▼

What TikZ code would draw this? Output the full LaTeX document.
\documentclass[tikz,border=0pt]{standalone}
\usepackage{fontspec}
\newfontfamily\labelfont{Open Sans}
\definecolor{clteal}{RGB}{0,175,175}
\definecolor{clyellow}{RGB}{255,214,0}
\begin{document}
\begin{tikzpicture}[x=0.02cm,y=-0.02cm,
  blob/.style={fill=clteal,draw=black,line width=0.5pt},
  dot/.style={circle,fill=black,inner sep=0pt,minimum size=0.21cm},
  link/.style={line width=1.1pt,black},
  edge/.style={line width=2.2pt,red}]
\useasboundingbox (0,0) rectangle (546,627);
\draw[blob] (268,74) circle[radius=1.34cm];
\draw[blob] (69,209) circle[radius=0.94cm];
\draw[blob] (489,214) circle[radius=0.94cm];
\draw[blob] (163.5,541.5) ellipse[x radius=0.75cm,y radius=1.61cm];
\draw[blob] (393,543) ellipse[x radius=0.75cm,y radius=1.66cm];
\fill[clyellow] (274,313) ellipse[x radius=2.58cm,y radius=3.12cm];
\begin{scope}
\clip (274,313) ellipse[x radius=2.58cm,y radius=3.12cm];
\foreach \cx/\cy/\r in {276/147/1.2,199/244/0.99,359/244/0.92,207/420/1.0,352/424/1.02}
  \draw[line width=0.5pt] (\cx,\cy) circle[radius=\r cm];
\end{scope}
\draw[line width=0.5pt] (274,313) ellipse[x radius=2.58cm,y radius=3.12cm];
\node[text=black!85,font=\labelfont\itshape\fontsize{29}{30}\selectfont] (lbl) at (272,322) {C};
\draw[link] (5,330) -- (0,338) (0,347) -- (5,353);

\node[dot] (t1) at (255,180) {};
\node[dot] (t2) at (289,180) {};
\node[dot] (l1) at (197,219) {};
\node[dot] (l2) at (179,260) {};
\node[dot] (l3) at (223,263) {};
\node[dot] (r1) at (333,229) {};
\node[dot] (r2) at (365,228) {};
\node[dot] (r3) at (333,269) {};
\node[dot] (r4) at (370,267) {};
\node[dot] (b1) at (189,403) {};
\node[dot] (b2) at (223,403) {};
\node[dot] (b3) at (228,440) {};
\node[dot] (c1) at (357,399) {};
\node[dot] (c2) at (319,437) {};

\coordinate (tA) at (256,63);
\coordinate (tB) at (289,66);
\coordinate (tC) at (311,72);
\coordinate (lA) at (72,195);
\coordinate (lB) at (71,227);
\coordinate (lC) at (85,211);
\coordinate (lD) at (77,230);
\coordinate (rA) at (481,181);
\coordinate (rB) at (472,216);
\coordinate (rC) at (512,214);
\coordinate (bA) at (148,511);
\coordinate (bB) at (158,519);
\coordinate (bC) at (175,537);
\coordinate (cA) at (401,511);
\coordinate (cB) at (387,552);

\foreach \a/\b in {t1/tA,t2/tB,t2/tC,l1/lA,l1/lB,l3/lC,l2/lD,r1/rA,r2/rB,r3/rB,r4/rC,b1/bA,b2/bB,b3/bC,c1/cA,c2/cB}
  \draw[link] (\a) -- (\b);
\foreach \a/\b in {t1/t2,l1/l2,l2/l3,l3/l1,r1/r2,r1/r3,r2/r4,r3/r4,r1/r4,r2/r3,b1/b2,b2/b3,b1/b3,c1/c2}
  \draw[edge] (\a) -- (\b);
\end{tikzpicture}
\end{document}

▲
▼

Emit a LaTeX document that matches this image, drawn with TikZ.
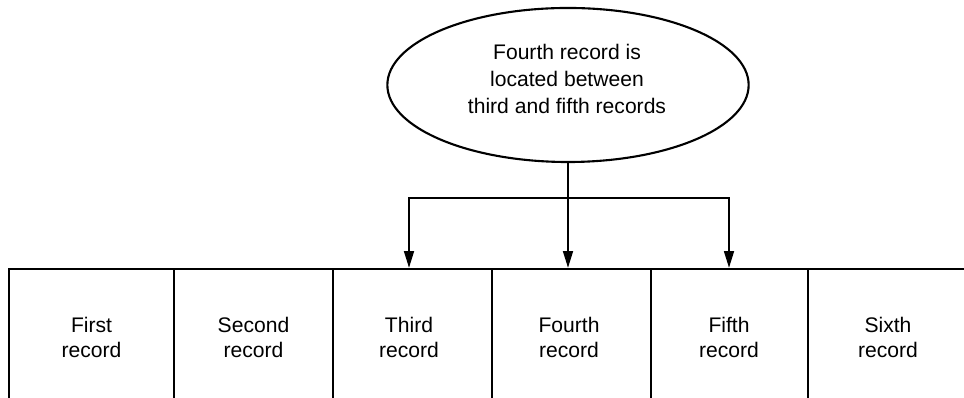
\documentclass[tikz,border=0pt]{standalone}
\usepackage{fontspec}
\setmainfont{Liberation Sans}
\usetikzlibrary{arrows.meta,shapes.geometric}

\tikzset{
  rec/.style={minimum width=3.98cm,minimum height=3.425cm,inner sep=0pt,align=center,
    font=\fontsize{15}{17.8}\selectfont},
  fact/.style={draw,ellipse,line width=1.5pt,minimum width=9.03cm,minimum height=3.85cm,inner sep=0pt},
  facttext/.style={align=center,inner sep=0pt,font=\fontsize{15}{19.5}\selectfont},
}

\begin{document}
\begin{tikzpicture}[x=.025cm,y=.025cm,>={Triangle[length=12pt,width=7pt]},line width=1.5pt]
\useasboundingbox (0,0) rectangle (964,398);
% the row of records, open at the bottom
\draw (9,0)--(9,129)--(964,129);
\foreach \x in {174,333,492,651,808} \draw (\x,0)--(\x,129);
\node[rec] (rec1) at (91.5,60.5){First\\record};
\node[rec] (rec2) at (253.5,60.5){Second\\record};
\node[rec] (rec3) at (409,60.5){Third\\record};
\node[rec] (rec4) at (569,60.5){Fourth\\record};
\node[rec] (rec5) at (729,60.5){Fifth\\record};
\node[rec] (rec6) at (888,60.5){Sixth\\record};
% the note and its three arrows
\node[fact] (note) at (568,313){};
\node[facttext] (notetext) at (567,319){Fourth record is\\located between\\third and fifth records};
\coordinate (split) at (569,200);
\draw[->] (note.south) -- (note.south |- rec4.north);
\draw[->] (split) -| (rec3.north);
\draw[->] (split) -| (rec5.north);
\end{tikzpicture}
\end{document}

▲

• **Task directions**: Identify all lines where the word "LaTeX" shows up. Copy them.

• **Final result**:
What TikZ code would draw this? Output the full LaTeX document.
Emit a LaTeX document that matches this image, drawn with TikZ.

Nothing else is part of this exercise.